New York Times alleges copyright infringement by Microsoft and OpenAI

Context/What’s new: New copyright infringement lawsuit (United States District Court for the Southern District of New York, case no. 1:23-cv-11195, New York Times Company v. Microsoft, OpenAI et al.).

Direct impact: The NYT is seeking damages (to be determined by a jury) as well as injunctive relief against the defendants. According to the complaint, the NYT expects defendants to argue that their use of NYT material is protected by fair use with a focus on the transformative nature of this kind of use.

Wider ramifications: Many publishing companies have expressed skepticism about the impact of Generative AI (GAI) on their business models. The NYT apparently brought this litigation to set a precedent. What is at stake is the ability of companies to train GAI systems. The NYT seeks to reverse a judicial trend in the U.S. that has gradually expanded the scope of fair use (and particularly of the transformative nature criterion) in digital contexts.

First, here’s the complaint, which was filed today:

The first two sentence of paragraph 47 explain the challenges the newspaper industry is facing because its traditional business models are no longer working the way they used to:

“Making great journalism is harder than ever. Over the past two decades, the traditional business models that supported quality journalism have collapsed, forcing the shuttering of newspapers all over the country.”
New York Times copyright complaint against Microsoft and OpenAI

This would be the first time, however, for U.S. copyright enforcement to impede innovation. The closest case here was brought by the Authors Guild over Google Books (in the same district, in fact), and ultimately the way Google Books organized and presented content was considered sufficiently transformative to support a fair use defense.

While different in many ways, Oracle v. Google doesn’t bode well for the NYT’s complaint either. Contrary to widespread misbelief, what was at issue was not generally whether application programming interfaces (APIs) could be used in order to make new products. It was actually just about whether the wholesale copying (again by Google) of thousands of lines of highly original program code in order to build a competing product would be allowed. And despite the fact that Oracle’s Java programming language was actually very popular on mobile phones when Android entered the market, the Supreme Court deemed Android’s use of those Java APIs transformative and sided with Google on fair use grounds.
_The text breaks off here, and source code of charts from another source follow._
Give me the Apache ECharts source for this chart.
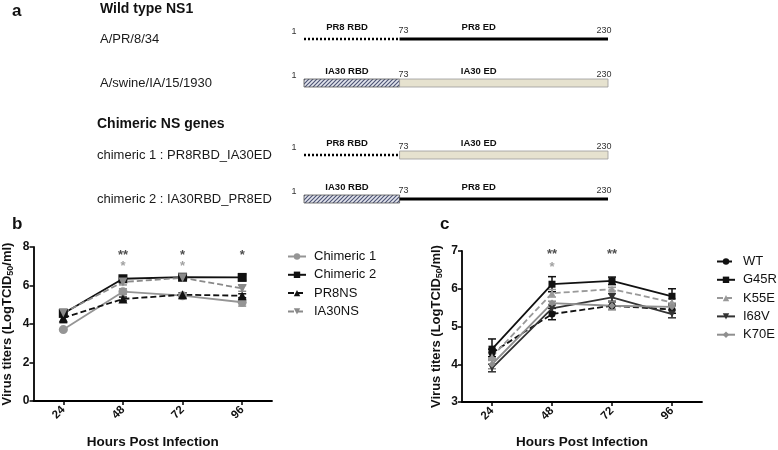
<!DOCTYPE html>
<html><head><meta charset="utf-8">
<script src="https://cdn.jsdelivr.net/npm/echarts@6/dist/echarts.min.js"></script>
<style>html,body{margin:0;padding:0;background:#fff}#c{width:778px;height:450px}</style>
</head><body><div id="c"></div>
<script>
// ---------- Panel a data ----------
const wildRows = ['A/PR/8/34', 'A/swine/IA/15/1930'];
const chimRows = ['chimeric 1 : PR8RBD_IA30ED', 'chimeric 2 : IA30RBD_PR8ED'];
// [start, end, rowIndex, strain, domain]
const wildSegments = [[1,73,0,'PR8','RBD'],[73,230,0,'PR8','ED'],[1,73,1,'IA30','RBD'],[73,230,1,'IA30','ED']];
const chimSegments = [[1,73,0,'PR8','RBD'],[73,230,0,'IA30','ED'],[1,73,1,'IA30','RBD'],[73,230,1,'PR8','ED']];

// ---------- Panel b data ----------
const hours = ['24','48','72','96'];
const bNames = ['Chimeric 1','Chimeric 2','PR8NS','IA30NS'];
const chim1 = [3.71, 5.68, 5.47, 5.13];
const chim2 = [4.55, 6.35, 6.43, 6.42];
const pr8ns = [4.32, 5.3, 5.52, 5.47];
const ia30ns = [4.58, 6.18, 6.4, 5.85];
const chim1Err = [0.05, 0.15, 0.15, 0.2];
const chim2Err = [0.1, 0.1, 0.12, 0.15];
const pr8nsErr = [0.25, 0.1, 0.1, 0.1];
const ia30nsErr = [0.1, 0.15, 0.15, 0.15];
const bStarsBlack = [['48', '**'], ['72', '*'], ['96', '*']];
const bStarsGray = [['48', '*'], ['72', '*']];

// ---------- Panel c data ----------
const cNames = ['WT','G45R','K55E','I68V','K70E'];
const wt   = [4.3, 5.33, 5.55, 5.45];
const g45r = [4.4, 6.12, 6.21, 5.8];
const k55e = [4.2, 5.88, 5.99, 5.64];
const i68v = [3.9, 5.48, 5.77, 5.33];
const k70e = [4.0, 5.62, 5.55, 5.52];
const wtErr   = [0.1, 0.15, 0.1, 0.1];
const g45rErr = [0.27, 0.2, 0.1, 0.2];
const k55eErr = [0.1, 0.1, 0.05, 0.1];
const i68vErr = [0.1, 0.1, 0.1, 0.1];
const k70eErr = [0.12, 0.05, 0.1, 0.1];
const cStarsBlack = [['48', '**'], ['72', '**']];
const cStarsGray = [['48', '*']];

const FONT = "'Liberation Sans', Arial, sans-serif";
const BLACK = '#111', GRAY = '#8f8f8f', DGRAY = '#333';

// hatch pattern
const hc = document.createElement('canvas');
hc.width = 4; hc.height = 4;
const hx = hc.getContext('2d');
hx.fillStyle = '#e4e6ee'; hx.fillRect(0,0,4,4);
hx.strokeStyle = '#4e5577'; hx.lineWidth = 1.2;
hx.beginPath(); hx.moveTo(-1,5); hx.lineTo(5,-1); hx.moveTo(-1,1); hx.lineTo(1,-1); hx.moveTo(3,5); hx.lineTo(5,3); hx.stroke();

function segRender(params, api) {
  const s = api.value(0), e = api.value(1), r = api.value(2);
  const strain = api.value(3), dom = api.value(4);
  const p0 = api.coord([s, r]), p1 = api.coord([e, r]);
  const y = p0[1];
  const ch = [];
  if (strain === 'PR8') {
    ch.push({type:'line', shape:{x1:p0[0], y1:y, x2:p1[0], y2:y},
      style:{stroke:'#000', lineWidth: dom==='RBD'?2.5:3, lineDash: dom==='RBD'?[2,2]:null}});
  } else {
    ch.push({type:'rect', shape:{x:p0[0], y:y-4, width:p1[0]-p0[0], height:8},
      style:{fill: dom==='RBD' ? {image: hc, repeat:'repeat'} : '#e6e2cf', stroke: dom==='RBD'?'#555':'#999', lineWidth:0.8}});
  }
  const frac = dom === 'RBD' ? 0.45 : 0.38;
  ch.push({type:'text', style:{text: strain + ' ' + dom, x: p0[0] + (p1[0]-p0[0])*frac, y: y-7,
    align:'center', verticalAlign:'bottom', font:'bold 9.5px ' + FONT, fill:'#111'}});
  if (dom === 'RBD') {
    ch.push({type:'text', style:{text: String(s), x: p0[0]-10, y: y-3, align:'center', verticalAlign:'bottom', font:'9px '+FONT, fill:'#333'}});
    ch.push({type:'text', style:{text: String(e), x: p1[0]+4, y: y-4, align:'center', verticalAlign:'bottom', font:'9px '+FONT, fill:'#333'}});
  } else {
    ch.push({type:'text', style:{text: String(e), x: p1[0]-4, y: y-4, align:'center', verticalAlign:'bottom', font:'9px '+FONT, fill:'#333'}});
  }
  return {type:'group', children: ch};
}

function errSeries(name, vals, errs, color, xi, yi) {
  return {
    type:'custom', name: name + ' err', xAxisIndex: xi, yAxisIndex: yi, z: 3,
    data: vals.map((v,i)=>[i, v, errs[i]]),
    encode:{x:0, y:1},
    renderItem: function(params, api){
      const i = api.value(0), v = api.value(1), e = api.value(2);
      const t = api.coord([i, v+e]), b = api.coord([i, v-e]);
      const w = 4;
      const st = {stroke: color, lineWidth: 1.5};
      return {type:'group', children:[
        {type:'line', shape:{x1:t[0], y1:t[1], x2:b[0], y2:b[1]}, style: st},
        {type:'line', shape:{x1:t[0]-w, y1:t[1], x2:t[0]+w, y2:t[1]}, style: st},
        {type:'line', shape:{x1:b[0]-w, y1:b[1], x2:b[0]+w, y2:b[1]}, style: st}
      ]};
    }
  };
}

function lineSeries(name, vals, color, dashed, symbol, size, xi, yi, rot) {
  return {
    type:'line', name, xAxisIndex: xi, yAxisIndex: yi, data: vals, z: 4,
    symbol, symbolSize: size, symbolRotate: rot || 0, showSymbol: true,
    lineStyle:{color, width: 1.8, type: dashed ? [6,3] : 'solid'},
    itemStyle:{color}, animation:false
  };
}

function starSeries(list, yv, color, xi, yi) {
  return {
    type:'scatter', xAxisIndex: xi, yAxisIndex: yi, symbolSize: 0, silent:true,
    data: list.map(s=>({value:[s[0], yv], txt:s[1]})),
    label:{show:true, position:'inside', formatter: p => p.data.txt, color, fontSize: 13, fontWeight:'bold', fontFamily: FONT},
    animation:false
  };
}

const valAxisCommon = {
  type:'value',
  axisLine:{show:true, lineStyle:{color:'#000', width:1.8}},
  axisTick:{show:true, length:4, lineStyle:{color:'#000', width:1.5}},
  splitLine:{show:false},
  axisLabel:{color:'#111', fontWeight:'bold', fontSize:12, fontFamily: FONT, margin:4},
  nameLocation:'middle', nameRotate:90,
  name:'{a|Virus titers (LogTCID}{s|50}{a|/ml)}',
  nameTextStyle:{rich:{a:{fontWeight:'bold', fontSize:13, fontFamily:FONT, color:'#111'},
                       s:{fontWeight:'bold', fontSize:9, fontFamily:FONT, color:'#111', padding:[0,0,0,0], verticalAlign:'bottom', lineHeight:16}}}
};
const catAxisCommon = {
  type:'category', data: hours, boundaryGap:true,
  axisLine:{show:true, lineStyle:{color:'#000', width:1.8}},
  axisTick:{show:true, alignWithLabel:true, length:4, lineStyle:{color:'#000', width:1.5}},
  axisLabel:{rotate:45, color:'#111', fontWeight:'bold', fontSize:11.5, fontFamily:FONT, margin:7},
  name:'Hours Post Infection', nameLocation:'middle', nameGap:34,
  nameTextStyle:{fontWeight:'bold', fontSize:13.5, fontFamily:FONT, color:'#111'}
};
const rowAxis = (data, margin) => ({
  type:'category', data, inverse:true,
  axisLine:{show:false}, axisTick:{show:false}, splitLine:{show:false},
  axisLabel:{align:'left', margin, fontSize:13, fontFamily:FONT, color:'#1a1a1a'}
});
const hiddenX = (gi) => ({type:'value', gridIndex: gi, min:1, max:230, show:false});
const titleStyle = (size) => ({fontSize:size, fontWeight:'bold', color:'#111', fontFamily:FONT});

const option = {
  animation:false,
  textStyle:{fontFamily: FONT},
  title:[
    {text:'a', left:12, top:3, padding:0, textStyle:titleStyle(17)},
    {text:'Wild type NS1', left:100, top:2, padding:0, textStyle:titleStyle(14)},
    {text:'Chimeric NS genes', left:97, top:117, padding:0, textStyle:titleStyle(14)},
    {text:'b', left:12, top:216, padding:0, textStyle:titleStyle(17)},
    {text:'c', left:440, top:216, padding:0, textStyle:titleStyle(17)}
  ],
  grid:[
    {left:304, width:304, top:17, height:88},
    {left:304, width:304, top:133, height:88},
    {left:32, width:240, top:247, height:158},
    {left:462, width:240, top:251, height:159}
  ],
  xAxis:[
    hiddenX(0), hiddenX(1),
    Object.assign({}, catAxisCommon, {gridIndex:2}),
    Object.assign({}, catAxisCommon, {gridIndex:3, nameGap:33})
  ],
  yAxis:[
    Object.assign(rowAxis(wildRows, 204), {gridIndex:0}),
    Object.assign(rowAxis(chimRows, 207), {gridIndex:1}),
    Object.assign({}, valAxisCommon, {gridIndex:2, min:0, max:8, interval:2, nameGap:18}),
    Object.assign({}, valAxisCommon, {gridIndex:3, min:3, max:7, interval:1, nameGap:18})
  ],
  legend:[
    {data: bNames, left:287, top:250, padding:0, orient:'vertical', itemWidth:18, itemHeight:8, itemGap:5.3,
     textStyle:{fontSize:13, color:'#111', fontFamily:FONT, padding:[0,0,0,3]}},
    {data: cNames, left:716, top:255, padding:0, orient:'vertical', itemWidth:18, itemHeight:8, itemGap:5.3,
     textStyle:{fontSize:13, color:'#111', fontFamily:FONT, padding:[0,0,0,3]}}
  ],
  series:[
    {type:'custom', xAxisIndex:0, yAxisIndex:0, data: wildSegments, encode:{x:[0,1], y:2}, renderItem: segRender},
    {type:'custom', xAxisIndex:1, yAxisIndex:1, data: chimSegments, encode:{x:[0,1], y:2}, renderItem: segRender},

    errSeries('Chimeric 1', chim1, chim1Err, GRAY, 2, 2),
    errSeries('Chimeric 2', chim2, chim2Err, BLACK, 2, 2),
    errSeries('PR8NS', pr8ns, pr8nsErr, BLACK, 2, 2),
    errSeries('IA30NS', ia30ns, ia30nsErr, GRAY, 2, 2),
    lineSeries('Chimeric 1', chim1, '#959595', false, 'circle', 9, 2, 2),
    lineSeries('Chimeric 2', chim2, BLACK, false, 'rect', 9, 2, 2),
    lineSeries('PR8NS', pr8ns, BLACK, true, 'triangle', 9, 2, 2),
    lineSeries('IA30NS', ia30ns, '#8a8a8a', true, 'triangle', 9, 2, 2, 180),
    starSeries(bStarsBlack, 7.58, '#222', 2, 2),
    starSeries(bStarsGray, 6.98, '#8a8a8a', 2, 2),

    errSeries('WT', wt, wtErr, BLACK, 3, 3),
    errSeries('G45R', g45r, g45rErr, BLACK, 3, 3),
    errSeries('K55E', k55e, k55eErr, '#999', 3, 3),
    errSeries('I68V', i68v, i68vErr, DGRAY, 3, 3),
    errSeries('K70E', k70e, k70eErr, GRAY, 3, 3),
    lineSeries('WT', wt, BLACK, true, 'circle', 7, 3, 3),
    lineSeries('G45R', g45r, BLACK, false, 'rect', 7, 3, 3),
    lineSeries('K55E', k55e, '#999', true, 'triangle', 7, 3, 3),
    lineSeries('I68V', i68v, DGRAY, false, 'triangle', 7, 3, 3, 180),
    lineSeries('K70E', k70e, GRAY, false, 'diamond', 7, 3, 3),
    starSeries(cStarsBlack, 6.9, '#222', 3, 3),
    starSeries(cStarsGray, 6.56, '#8a8a8a', 3, 3)
  ]
};
const chart = echarts.init(document.getElementById('c'), null, {renderer:'canvas'});
chart.setOption(option);
</script>
</body></html>
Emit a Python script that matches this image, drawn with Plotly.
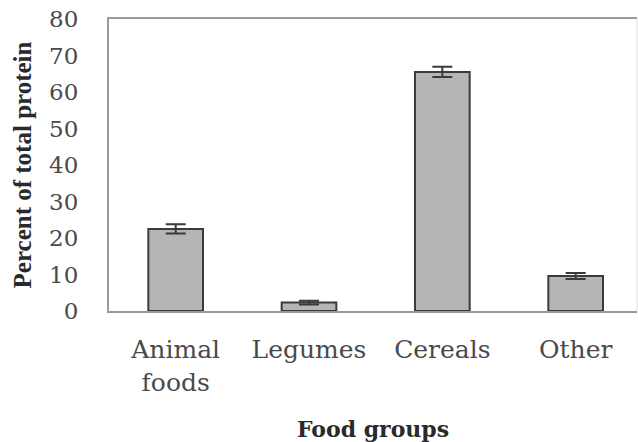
import plotly.graph_objects as go

# Share of total dietary protein by food group (mean ± error)
categories = ["Animal<br>foods", "Legumes", "Cereals", "Other"]
percent_protein = [22.5, 2.3, 65.5, 9.6]
error_margin = [1.3, 0.5, 1.4, 0.8]
y_ticks = [0, 10, 20, 30, 40, 50, 60, 70, 80]

wide_serif = "DejaVu Serif, serif"
serif = "Liberation Serif, Times New Roman, serif"

fig = go.Figure(
    go.Bar(
        x=list(range(len(categories))),
        y=percent_protein,
        width=0.41,
        marker=dict(color="#b5b5b5", line=dict(color="#3a3a3a", width=2)),
        error_y=dict(type="data", array=error_margin, visible=True,
                     color="#3a3a3a", thickness=2, width=10),
    )
)

fig.update_layout(
    width=638,
    height=442,
    margin=dict(l=109, r=1, t=19, b=131),
    paper_bgcolor="white",
    plot_bgcolor="white",
    showlegend=False,
    font=dict(family=wide_serif, color="#3a3a3a"),
)

fig.update_xaxes(
    range=[-0.5, 3.46],
    tickmode="array",
    tickvals=list(range(len(categories))),
    ticktext=categories,
    tickfont=dict(family=wide_serif, size=25, color="#4a4a4a"),
    ticklabelstandoff=15,
    showline=True,
    linecolor="#9a9a9a",
    linewidth=2,
    mirror=True,
    ticks="",
    showgrid=False,
    automargin=False,
    title=dict(text="<b>Food groups</b>",
               font=dict(family=wide_serif, size=22, color="#2a2a2a"), standoff=26),
)

fig.update_yaxes(
    range=[0, 80],
    tickmode="array",
    tickvals=y_ticks,
    tickfont=dict(family=wide_serif, size=23, color="#4a4a4a"),
    ticklabelstandoff=24,
    showline=True,
    linecolor="#9a9a9a",
    linewidth=2,
    ticks="",
    showgrid=False,
    zeroline=False,
    automargin=False,
    title=dict(text="<b>Percent of total protein</b>",
               font=dict(family=serif, size=25, color="#2a2a2a"), standoff=10),
)

# faint right-hand frame edge
fig.add_shape(type="line", xref="paper", yref="paper", x0=1, x1=1, y0=0, y1=1,
              line=dict(color="#dddddd", width=1))

fig.write_html("out.html")
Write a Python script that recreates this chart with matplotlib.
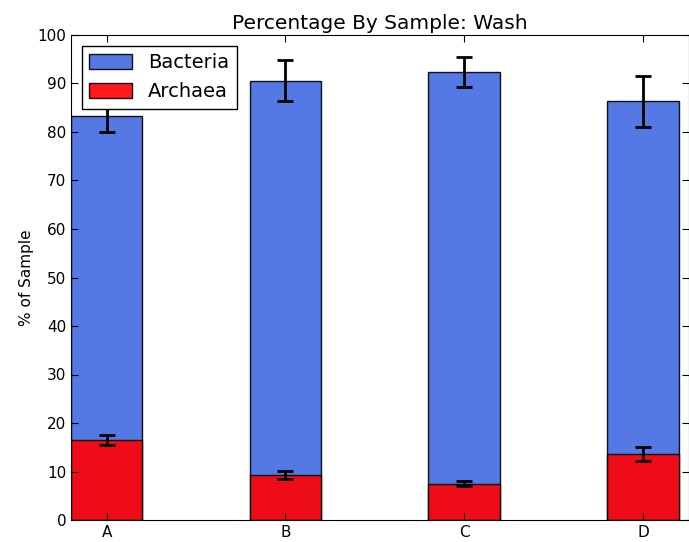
import numpy as np
import matplotlib
matplotlib.use("Agg")
import matplotlib.pyplot as plt

samples = ["A", "B", "C", "D"]
bacteria = [83.3, 90.6, 92.4, 86.3]
bacteria_err = [3.3, 4.2, 3.1, 5.2]
archaea = [16.5, 9.3, 7.5, 13.6]
archaea_err = [1.0, 0.85, 0.55, 1.5]

fig = plt.figure(figsize=(6.89, 5.42), dpi=100)
ax = fig.add_axes([71 / 689, 22 / 542, 617.5 / 689, 485 / 542])

x = np.arange(len(samples))
width = 0.4
err_kw = dict(ecolor="black", elinewidth=2, capsize=6, capthick=2)

ax.bar(x, bacteria, width, align="edge", color="royalblue", alpha=0.9,
       edgecolor="black", linewidth=1, yerr=bacteria_err, error_kw=err_kw,
       label="Bacteria")
ax.bar(x, archaea, width, align="edge", color="red", alpha=0.9,
       edgecolor="black", linewidth=1, yerr=archaea_err, error_kw=err_kw,
       label="Archaea")

ax.set_xlim(0, 3.455)
ax.set_ylim(0, 100)
ax.set_yticks(np.arange(0, 101, 10))
ax.set_xticks(x + width / 2)
ax.set_xticklabels(samples)
ax.tick_params(direction="in", top=True, right=True, labelsize=11, length=5)
ax.set_ylabel("% of Sample", fontsize=11, labelpad=2)
ax.set_title("Percentage By Sample: Wash", fontsize=14.5, pad=4)

leg = ax.legend(loc="upper left", fontsize=14, fancybox=False, framealpha=1,
                edgecolor="black", handlelength=2.2, handleheight=0.8,
                borderaxespad=0.55)
leg.get_frame().set_linewidth(1)

fig.savefig("out.png", dpi=100)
In today’s complaint, the NYT points to examples where certain ChatGPT answers purportedly amount to direct copying of some of its content. The NYT points to almost 200 years of quality journalism though a certain part of that material is certainly beyond the term of copyright protection (70 years). The NYT says that millions of its articles have been used to train ChatGPT, but obviously the complaint doesn’t (and can’t) prove that millions of those articles are actually used in a way that amounts to direct copying.

Microsoft is the first-named defendant though the company is actually two steps removed from where the NYT’s material is copied. Microsoft is a ChatGPT partner, and neither Microsoft nor ChatGPT appear to be the ones who copy any NYT material: an organization named Common Crawl.

The NYT alleges direct as well as vicarious and contributory copyright infringement; a violation of the Digital Millennium Copyrights Act (DMCA) based on the alleged removal of information used for digital rights management (DRM); unfair competition by misappropriation; and trademark dilution because of incorrect answers allegedly being attributed to the NYT in some situations.

Besides damages and an injunction, the complaint asks the court to order the “destriction […] of all GPT or other LLM models and trainings that incorporate [the New York Times’ copyrighted material].” The harm to OpenAI and Microsoft from such destruction would be unimaginable. But that is presumably not the NYT’s actual priority:

Most likely, the NYT’s plan is to gain leverage in order to extract a settlement enabling the publisher (and, by extension, other publishers) to collect royalties on content used for LLM training.

Presumably Microsoft and OpenAI will seek a routine extension of the deadline to answer or otherwise respond to the complaint (which could be a motion to dismiss or an answer to the complaint), given the importance and complexity of the issues raised. In that case, their motion to dismiss or answer to the complaint will probably be filed in the second half of February.